In the 19th century, Charlotte Brontë famously rejected Austen’s work as lacking warmth, enthusiasm or anything heartfelt, sniffing, “She ruffles her reader with nothing vehement, disturbs him with nothing profound. The passions are perfectly unknown to her.” A modern Austen fan might argue there is enough in the world already to disturb a person, if that’s what she wants.

Austen’s England is the opposite of our messy, confessional culture, where everyone’s lives and loves are posted on Facebook for all to peruse. Her works conjure — rightly or not — some quaint, if unrealistic notion of dignity and restraint. The entire universe of an Austen novel often consists of three or four families in a village, left to sort out their lives between them. There are only so many possible configurations. Emotion figures into it, of course, but it always gives way to rationality, propriety and social norms.

Which isn’t to say the current fascination with all things Austen is not about romance. But it is a functional, grown-up kind of romance. Courtship in Austen’s day had weight and carried real consequences in a way that it doesn’t today. Readers are well aware of Austen’s mistrust (even horror) of unbridled passion. One misstep and a woman winds up destitute and unloved, a social pariah. Today, by comparison, nothing seems to have weight. Dating, co-habitation, marriage — everything’s undoable. It’s a hard-won freedom that does have its downside.

“Being a woman, especially a single woman in the contemporary world can be quite confusing,” says Viera Rigler, author of Confessions of a Jane Austen Addict. “There are no rules. Who’s supposed to pay? What do sex and dating and monogamy mean? Looking back and putting our own modern nostalgic construction on Jane Austen’s world, the rules were very clear, and I think people long for that.” It’s that yearning for predictability and a social template that draws fans into Austen’s world — a place where two people plus one interaction equals one set outcome. This is also why, among her true devotees, the BBC adaptation of Pride and Prejudice, faithful to text, was so beloved and why the dreamy 2005 version starring Keira Knightly was derisively labelled “Brontëfied.”

Austenmania is likely also another response to the current cultural environment in which femininity and feminism remain at loggerheads. Admirers of Marie Antoinette — a living doll with more exquisite jewels, shoes, and petits fours than any person could reasonably desire — attempted to reclaim coquetry and material binges (raunch culture with money and taste). Through Austen, they express the desire to lose themselves in the cozy confines of 18th-century British propriety, replete with an elaborate set of rules to be corseted by. It is, as author Wendy Shalit called it, the “girls gone mild” phenomenon.
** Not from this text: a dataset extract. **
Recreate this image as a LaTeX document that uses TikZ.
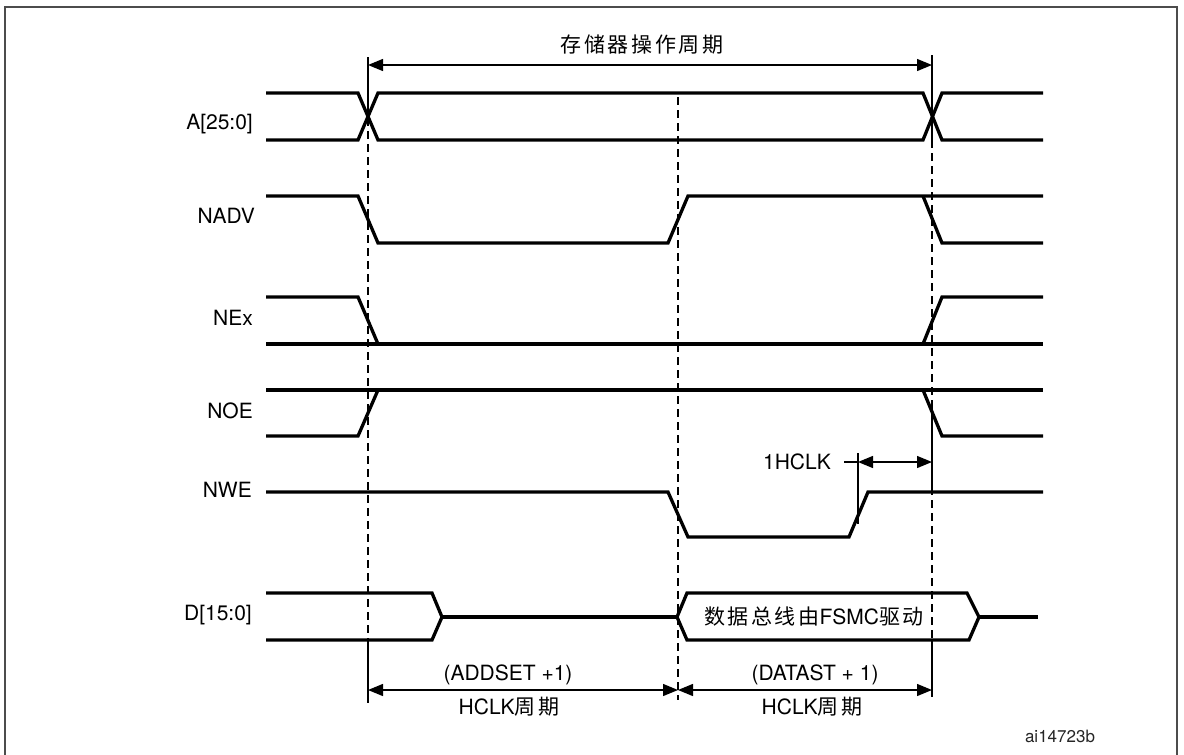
\documentclass[tikz,border=0pt]{standalone}
\usepackage{fontspec}
\setmainfont{TeX Gyre Heros}
\newfontfamily\cjk[LetterSpace=12]{Noto Sans CJK SC}
\usepackage{tikz}
\usetikzlibrary{arrows.meta,positioning}

\begin{document}
\begin{tikzpicture}[
    x=1pt, y=-1pt,
    wave/.style={line width=3.3pt, line join=miter},
    heavy/.style={line width=4.6pt},
    tick/.style={line width=1.3pt},
    guide/.style={tick, dash pattern=on 8pt off 5pt},
    dim/.style={tick, {Triangle[length=15pt,width=12pt]}-{Triangle[length=15pt,width=12pt]}},
    lbl/.style={font=\fontsize{21}{25}\selectfont, inner sep=0pt},
    sig/.style={lbl, anchor=east},
    frame/.style={line width=1.5pt, draw=black!70}]
  \useasboundingbox (0,0) rectangle (1184,755);
  \draw[frame] (5,760) |- (1177,7) -- (1177,760);

  % signal names
  \node[sig] (addr) at (253,124) {A[25:0]};
  \node[sig] (nadv) at (255,216) {NADV};
  \node[sig] (nex)  at (253,318) {NEx};
  \node[sig] (noe)  at (253,411) {NOE};
  \node[sig] (nwe)  at (252,490) {NWE};
  \node[sig] (data) at (252,615) {D[15:0]};

  % waveforms
  \draw[wave] (266,93) -- (358,93) -- (378,140) -- (923,140) -- (942,93) -- (1043,93);
  \draw[wave] (266,140) -- (358,140) -- (378,93) -- (923,93) -- (942,140) -- (1043,140);
  \draw[wave] (266,196) -- (358,196) -- (378,243) -- (668,243) -- (688,196) -- (1043,196);
  \draw[wave] (923,196) -- (942,243) -- (1043,243);
  \draw[wave] (266,297) -- (358,297) -- (378,344);
  \draw[heavy] (266,344) -- (1043,344);
  \draw[wave] (923,344) -- (942,297) -- (1043,297);
  \draw[heavy] (266,390) -- (1043,390);
  \draw[wave] (266,436) -- (358,436) -- (378,390);
  \draw[wave] (923,390) -- (942,436) -- (1043,436);
  \draw[wave] (266,492) -- (668,492) -- (688,537) -- (849,537) -- (868,492) -- (1043,492);
  \draw[wave] (266,593) -- (432,593) -- (442,617) -- (432,640) -- (266,640);
  \draw[wave] (442,617) -- (677,617);
  \draw[wave] (677,617) -- (687,593) -- (967,593) -- (979,617) -- (969,640) -- (687,640) -- cycle;
  \draw[wave] (979,617) -- (1038,617);
  \node[lbl] (bus) at (814,617) {{\cjk 数据总线由}FSMC{\cjk 驱动}};

  % timing marks
  \draw[tick] (368,57) -- (368,118);
  \draw[guide] (368,118) -- (368,640);
  \draw[tick] (368,640) -- (368,703);
  \draw[guide] (678,97) -- (678,700);
  \draw[tick] (932,55) -- (932,140);
  \draw[guide] (932,140) -- (932,400);
  \draw[tick] (932,400) -- (932,487);
  \draw[guide] (932,487) -- (932,640);
  \draw[tick] (932,640) -- (932,697);

  \coordinate (c0) at (368,65);
  \coordinate (c2) at (932,65);
  \draw[dim] (c0) -- (c2);
  \node[lbl] (cycle) at (642,45) {\cjk 存储器操作周期};

  \coordinate (h0) at (858,462);
  \coordinate (h1) at (932,462);
  \draw[tick] (858,453) -- (858,524);
  \draw[dim] (h0) -- (h1);
  \node[lbl, anchor=east] (hclk) at (831,462) {1HCLK};
  \draw[tick] ([xshift=13pt]hclk.east) -- (h0);

  \coordinate (b0) at (368,690);
  \coordinate (b1) at (678,690);
  \coordinate (b2) at (932,690);
  \draw[dim] (b0) -- (b1);
  \draw[dim] (b1) -- (b2);
  \node[lbl] (addset) at (508,675) {(ADDSET +1)};
  \node[lbl] (addclk) at (509,707) {HCLK{\cjk 周期}};
  \node[lbl] (datast) at (815,675) {(DATAST + 1)};
  \node[lbl] (datclk) at (812,707) {HCLK{\cjk 周期}};

  \node[font=\fontsize{17}{20}\selectfont, text=black!85, inner sep=0pt] (figid) at (1060,736) {ai14723b};
\end{tikzpicture}
\end{document}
Of course, no woman in her right mind would actually trade 21st-century life for the Regency era, where women of leisure spent their lives promenading round the shrubbery and torturing the pianoforte (although some days, would that be so bad?). Still, there’s an element of this life that speaks to something many people now long for — something slow. “The pace certainly appeals for good reason,” says Devoney Looser, an Austen scholar and professor at the University of Missouri-Columbia. “There is something that just seems very peaceful and calm about the way that these women of leisure live. Most of us don’t have a governess or a scullery maid.”

Of course, most people back then didn’t have a governess or a scullery maid either. Whether or not we know it, when we fetishize Austen, we’re also fetishizing the freedom to not worry about money matters. In her book Confessions, Rigler’s protagonist, upon finding herself in the boudoir of a Regency-era lady of leisure, muses to herself about the lifestyle: “I can’t begin to count the times I’ve agonized over my chequebook and wished I didn’t have to decide which was more important, paying the electric bill on time or buying groceries, although sometimes I did neither and had my highlights done instead. It’s unlikely that a person with a bedroom like this and a well-stocked jewellery box ever has to prioritize such things.”
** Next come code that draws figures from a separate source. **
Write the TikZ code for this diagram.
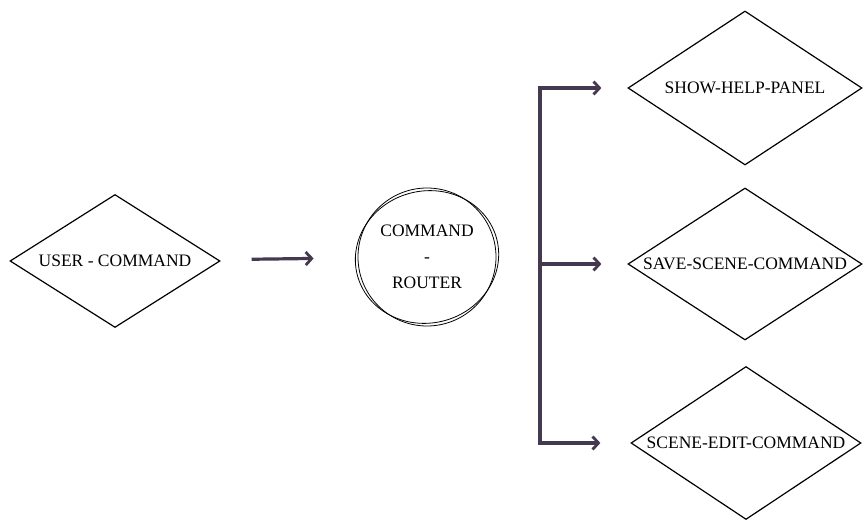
\documentclass[tikz,border=0pt]{standalone}
\usepackage{fontspec}
\setmainfont{Liberation Serif}
\usetikzlibrary{shapes.geometric,arrows.meta}
\definecolor{flowink}{HTML}{45394F}
\tikzset{
  decision/.style={diamond,draw,line width=1.2pt,inner ysep=0pt,inner xsep=-14pt,
    aspect=1.55,font=\fontsize{17.5}{20}\selectfont},
  flow/.style={draw=flowink,line width=3.2pt,
    -{Straight Barb[length=6pt,width=13pt,line width=2.8pt]}},
}
\begin{document}
\begin{tikzpicture}[x=1pt,y=-1pt]
                \useasboundingbox (0,0) rectangle (864,521);
                \node[decision,minimum width=210,minimum height=133] (user) at (115,261) {USER - COMMAND};
                \node[circle,draw,line width=0.8pt,minimum size=138,align=center,
                      font=\fontsize{17.5}{26}\selectfont] (router) at (427,257) {COMMAND\\-\\ROUTER};
                \draw[line width=0.8pt,rotate around={14:(router.center)}] (router.center) ellipse [x radius=72,y radius=66];
                \node[decision,minimum width=234,minimum height=154] (help) at (745,88) {SHOW-HELP-PANEL};
                \node[decision,minimum width=234,minimum height=152] (save) at (745,264) {SAVE-SCENE-COMMAND};
                \node[decision,minimum width=230,minimum height=153] (edit) at (746,443) {SCENE-EDIT-COMMAND};
                \draw[flow,shorten <=33pt,shorten >=44pt] (user) -- (router);
                % fork on the right
                \coordinate (fork) at (540,264);
                \draw[flow,shorten >=26pt] (fork) |- (help.west);
                \draw[flow,shorten >=26pt] (fork) -- (save.west);
                \draw[flow,shorten >=30pt] (fork) |- (edit.west);
\end{tikzpicture}
\end{document}
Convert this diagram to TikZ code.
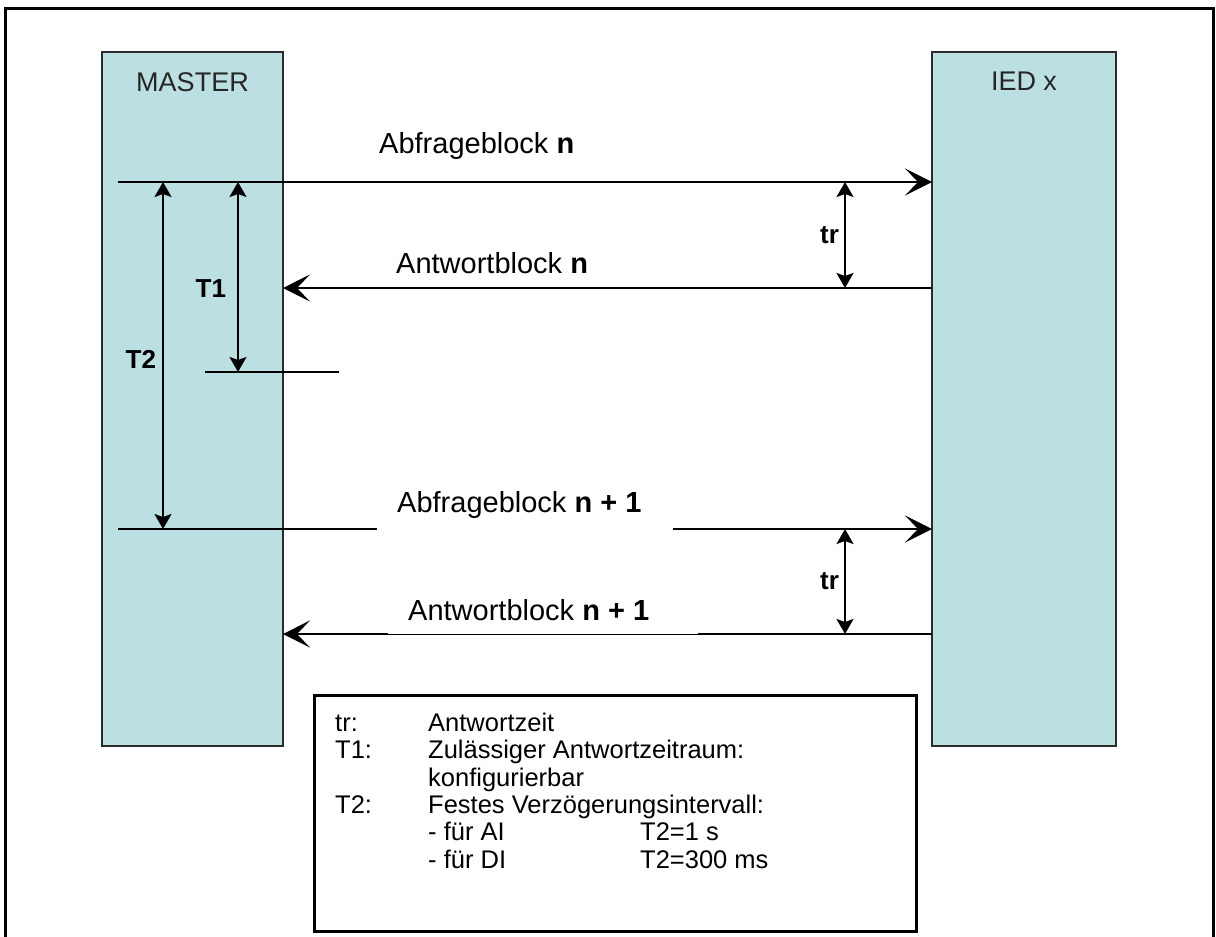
\documentclass[tikz,border=0pt]{standalone}
\usepackage{fontspec}
\setmainfont{Liberation Sans}
\usetikzlibrary{arrows.meta,positioning}
\definecolor{stationbg}{HTML}{BCDFE2}
\definecolor{stationborder}{HTML}{2B2B2B}
\definecolor{stationtext}{HTML}{262626}

\begin{document}
\begin{tikzpicture}[
    x=1pt, y=-1pt,
    stationbox/.style={
        draw=stationborder, fill=stationbg, line width=2pt,
        minimum height=694pt, anchor=north west,
        inner sep=0pt, outer sep=0pt
    },
    stationlabel/.style={
        font=\fontsize{27}{32}\selectfont, color=stationtext, inner sep=0pt
    },
    msglabel/.style={
        font=\fontsize{29}{34}\selectfont, inner sep=0pt, anchor=base west
    },
    dimlabel/.style={
        font=\fontsize{26}{30}\selectfont\bfseries, inner sep=0pt
    },
    msgarrow/.style={
        -{Stealth[length=27pt,width=27pt,inset=13pt]}, line width=2pt
    },
    dimarrow/.style={
        {Stealth[length=15pt,width=17pt,inset=3pt]}-{Stealth[length=15pt,width=17pt,inset=3pt]},
        line width=2pt
    },
    gapcover/.style={
        fill=white, inner sep=0pt, minimum height=40pt, anchor=south west
    },
    legendbox/.style={
        draw, line width=2.5pt, anchor=north west, inner sep=0pt,
        minimum width=602pt, minimum height=236pt
    },
    legendtext/.style={
        font=\fontsize{25.5}{27.4}\selectfont, inner sep=0pt, align=left
    },
]
\useasboundingbox (0,0) rectangle (1216,937);

% ===== Outer frame =====
\draw[line width=3pt] (5.5,937) -- (5.5,8) -- (1213.5,8) -- (1213.5,937);

% ===== Stations =====
\node[stationbox, minimum width=181pt] (master) at (102,52) {};
\node[stationbox, minimum width=184pt] (ied) at (932,52) {};
\node[stationlabel, below=20pt of master.north] (masterlabel) {MASTER};
\node[stationlabel, below=20pt of ied.north] (iedlabel) {IED x};

% ===== Message levels =====
\coordinate (req1) at (118,182);
\coordinate (rsp1) at (932,288);
\coordinate (req2) at (118,529);
\coordinate (rsp2) at (932,634);
\coordinate (t1end) at (238,372);
\coordinate (t2x) at (163,0);
\coordinate (trx) at (845,0);
\coordinate (tickl) at (205,372);
\coordinate (tickr) at (339,372);

% ===== Messages =====
\draw[msgarrow] (req1) -- (req1 -| ied.west);
\draw[msgarrow] (rsp1) -- (rsp1 -| master.east);
\draw[msgarrow] (req2) -- (req2 -| ied.west);
\draw[msgarrow] (rsp2) -- (rsp2 -| master.east);

% ===== Time intervals =====
\draw[dimarrow] (req1 -| t1end) -- node[dimlabel, left=11pt, pos=0.56] (t1label) {T1} (t1end);
\draw[line width=2pt] (tickl) -- (tickr);
\draw[dimarrow] (req1 -| t2x) -- node[dimlabel, left=6pt, pos=0.51] (t2label) {T2} (req2 -| t2x);
\draw[dimarrow] (req1 -| trx) -- node[dimlabel, left=5pt] (trlabel1) {tr} (rsp1 -| trx);
\draw[dimarrow] (req2 -| trx) -- node[dimlabel, left=5pt] (trlabel2) {tr} (rsp2 -| trx);

% ===== Message labels =====
\node[gapcover, minimum width=296pt] (cover2) at (377,529.7) {};
\node[gapcover, minimum width=310pt] (cover3) at (388,634) {};
\node[msglabel] (reqlabel1) at (379,153) {Abfrageblock \textbf{n}};
\node[msglabel] (rsplabel1) at (396,273) {Antwortblock \textbf{n}};
\node[msglabel] (reqlabel2) at (397,512) {Abfrageblock \textbf{n + 1}};
\node[msglabel] (rsplabel2) at (408,620) {Antwortblock \textbf{n + 1}};

% ===== Legend =====
\node[legendbox] (legend) at (313,694) {};
\node[legendtext, below right=18pt and 22pt of legend.north west] (legendtext) {%
    \begin{tabular}{@{}p{93pt}@{}l@{}}
    tr: & Antwortzeit\\
    T1: & Zulässiger Antwortzeitraum:\\
        & konfigurierbar\\
    T2: & Festes Verzögerungsintervall:\\
        & \makebox[212pt][l]{- für AI}T2=1 s\\
        & \makebox[212pt][l]{- für DI}T2=300 ms
    \end{tabular}};

\end{tikzpicture}
\end{document}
Women in our times may be especially susceptible to this kind of wistfulness. Thankfully — praise Mary Wollstonecroft! — women are no longer reliant on fathers or husbands for income. We can buy our own finery. However, a certain regressive discomfort with personal finance is more common among women than most would care to admit. This is the “white knight” fantasy Liz Perle writes about in her book Money: A Memoir, for which she interviewed hundreds of women about their most shameful secret fantasies pertaining to love and cash — the most common being the wish that someone or something will come along and just take care of it. “Insistent feminist that I was (and remain),” she writes, “I still wanted the option of knowing that I, alone, would not have to be the steward of my financial destiny.”

In the end, we reconcile the dilemmas Austen fantasies pose by bastardizing her work a little, cherry-picking from it. We hearken back to a Hollywood-reimagined time that never was and invest her heroines with more self-determinative power than they actually had. “It’s a way-we-never-were sort of fantasy,” says Looser. In a famous 1940 essay on Austen’s work called “Regulated Hatred,” the critic D.W. Harding wrote that it’s these licences that Austen fans are prone to take with her work that she would have loathed the most. He writes: “her books are, as she meant them to be, read and enjoyed by precisely the sort of people whom she disliked; she is a literary classic of the society which attitudes like hers, held widely enough, would undermine.” Today, this translates into a bunch of flighty Lydia Bennets looking to imagine for a few hours that they could be a little more self-possessed, like their big sister Elizabeth.